Peter wrote: For what positive numbers $a$ is \[\sqrt[3]{2+\sqrt{a}}+\sqrt[3]{2-\sqrt{a}}\] an integer? Property. If $a+b+c=0$ then $a^3+b^3+c^3=3abc$. Proof. We have $a^3+b^3+c^3-3abc= (a+b+c)(a^2+b^2+c^2-ab-bc-ca)$. Solution. Let $\sqrt[3]{2+\sqrt{a}}+\sqrt[3]{2-\sqrt{a}}=b$. We have $b + \left( - \sqrt[3]{2+ \sqrt a} \right) + \left( - \sqrt[3]{2- \sqrt a} \right) =0$ Therefore $b^3 - \left( 2+ \sqrt a \right) - \left( 2- \sqrt a \right) = 3b \sqrt[3]{ (2+ \sqrt a)(2 - \sqrt a)}$. Or $b^3-4= 3b \sqrt[3]{4-a} \Leftrightarrow b^3-3xb-4=0 \qquad (1)$ (we let $\sqrt[3]{4-a}=x$).

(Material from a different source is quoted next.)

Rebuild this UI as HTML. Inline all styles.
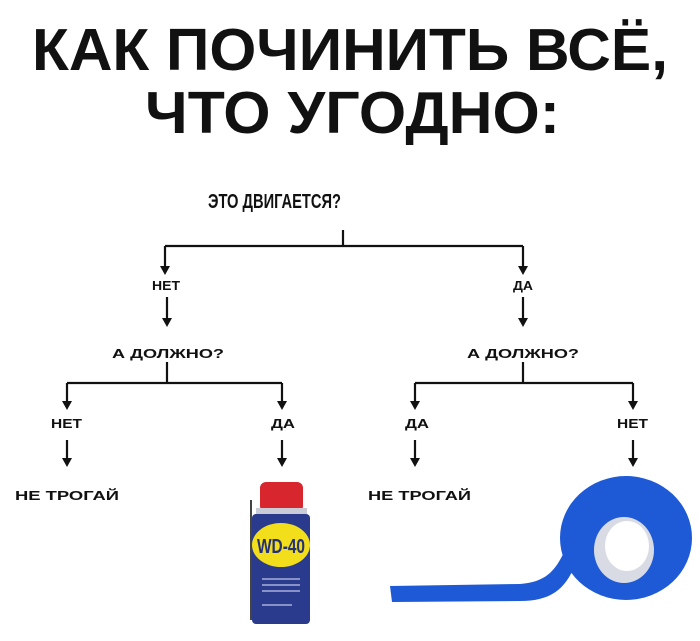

Thus, we need to find $a$ such that $\sqrt[3]{4-a}$ and $b$ is an integer. If $b$ is an integer then from $(1)$ we obtain $b|4$. +) $b=1$ then $x=-1$ implies $a=5$. +) $b=-1$ then $x= \dfrac{-5}{3}$ isn't integer. +) $b=2$ ...... So the only solution is $a=5$.

sahadian wrote: $\sqrt[3]{2-\sqrt{a}}=A$ $\sqrt[3]{2+\sqrt{a}}=B$ if $A+B$ is integer so $(A+B)^3$is integer with a little Calculation We conclude that $AB$ is integer so we have $\sqrt[3]{4-a}$ is integer so for $a\leq 4$ we should check 3 and 4 if a=3, $2<A+B<3 $ if a=4 ,$ A+B=\sqrt[3]{4}$ if a>4 an $A+B$ is integer $A+B=1$ so with a little Calculation We conclude that$AB=-1$so $\sqrt[3]{4-a}=-1$ so $a=5$ so a=5 is only answer it just gives AB is rational, doesn't it?????

shinichiman wrote: Peter wrote: For what positive numbers $a$ is \[\sqrt[3]{2+\sqrt{a}}+\sqrt[3]{2-\sqrt{a}}\]an integer? Property. If $a+b+c=0$ then $a^3+b^3+c^3=3abc$. Proof. We have $a^3+b^3+c^3-3abc= (a+b+c)(a^2+b^2+c^2-ab-bc-ca)$. Solution. Let $\sqrt[3]{2+\sqrt{a}}+\sqrt[3]{2-\sqrt{a}}=b$. We have $b + \left( - \sqrt[3]{2+ \sqrt a} \right) + \left( - \sqrt[3]{2- \sqrt a} \right) =0$ Therefore $b^3 - \left( 2+ \sqrt a \right) - \left( 2- \sqrt a \right) = 3b \sqrt[3]{ (2+ \sqrt a)(2 - \sqrt a)}$. Or $b^3-4= 3b \sqrt[3]{4-a} \Leftrightarrow b^3-3xb-4=0 \qquad (1)$ (we let $\sqrt[3]{4-a}=x$). Thus, we need to find $a$ such that $\sqrt[3]{4-a}$ and $b$ is an integer. If $b$ is an integer then from $(1)$ we obtain $b|4$. +) $b=1$ then $x=-1$ implies $a=5$. +) $b=-1$ then $x= \dfrac{-5}{3}$ isn't integer. +) $b=2$ ...... So the only solution is $a=5$. it just gives you that $ \sqrt[3]{4-a}$ is rational!